Perspektywa dopuszczenia chlorowanych kurczaków na unijny rynek wzbudziła opór przede wszystkim komisarz ds. zdrowia Andrulli Wasiliu, która tłumaczyła, że "bez względu, na to, którego partnera handlowego sprawa dotyczy, nie można pozwolić na zaciągnięcie takiego międzynarodowego zobowiązania, które będzie podważać zasady bezpieczeństwa żywności i zdrowia konsumentów europejskich". Zaznaczała, że "użycie substancji bakteriobójczych jedynie ogranicza ilość bakterii i nie zastępuje dobrych praktyk związanych z higieną jako głównego wymogu stosowanego na równi w stosunku do krajów trzecich, jak i wewnątrz Unii, i obejmującego wszystkie etapy od stada do przetwarzania tusz drobiowych".

UE wyraziła rozczarowanie piątkową decyzją USA, przy czym unijny rzecznik Peter Bower podkreślił: "Bądźmy precyzyjni: nie ma zakazu drobiu z USA. Stosujemy nasze regulacje zarówno na rynku krajowym, jak i w odniesieniu do towarów importowanych".

Oddanie sprawy importu odkażanych chlorem kurczaków do WTO nastąpiło w dzień po eskalacji 13-letniego amerykańsko-unijnego sporu o wołowinę. W czwartek Stany Zjednoczone trzykrotnie podniosły cła wwozowe na ser pleśniowy roquefort.
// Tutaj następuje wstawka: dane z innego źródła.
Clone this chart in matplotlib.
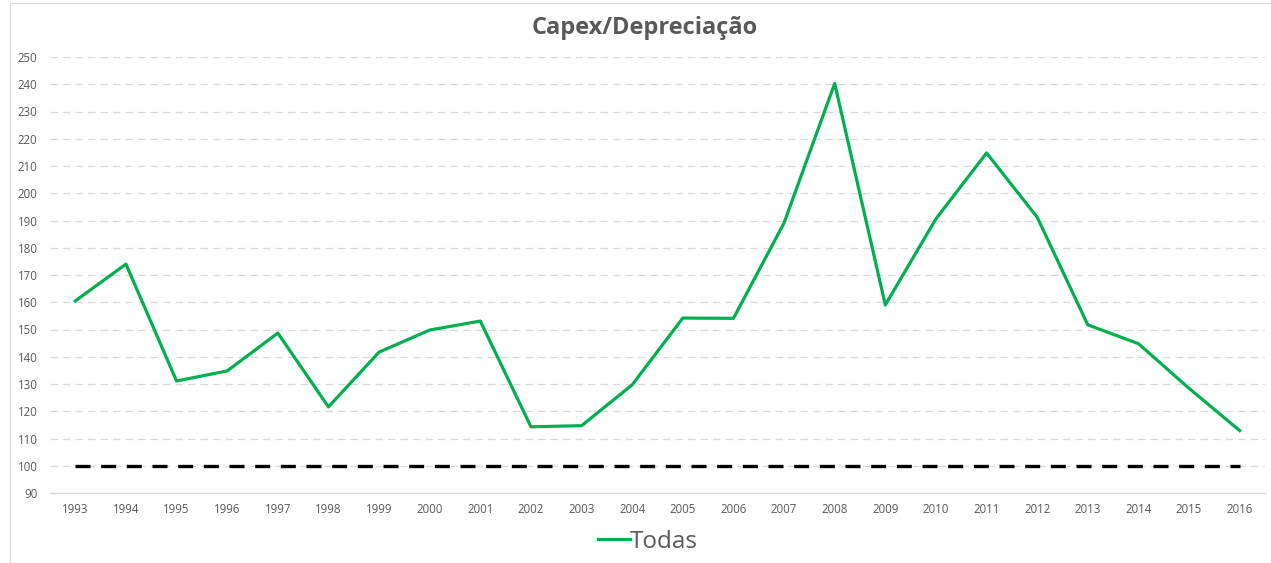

Doszło do tego w rewanżu za unijny zakaz importu amerykańskiego mięsa wołowego w związku z stosowaniem w USA pasz zawierających hormony.

W odpowiedzi na sankcje amerykańskie UE zagroziła złożeniem skargi do WTO.

WTO potwierdziła, że wpłynęła do niej skarga Waszyngtonu, zapoczątkowująca 60-dniowy okres konsultacji między krajami.

Odchodząca administracja prezydenta George'a W. Busha umieściła sprawę zakazu importu mytego chlorem mięsa drobiowego na czele listy spraw handlowych do uregulowania z UE w ramach rozpoczętych w 2007 roku dyskusji tzw. Transatlantyckiej Rady Gospodarczej.

W najbliższy wtorek urząd prezydenta USA obejmie Barack Obama. Unijna komisarz ds. handlu Catherine Ashton powiedziała: "Czekamy na współpracę z nową administracją, aby zająć się sprawą" sporu o import kurczaków.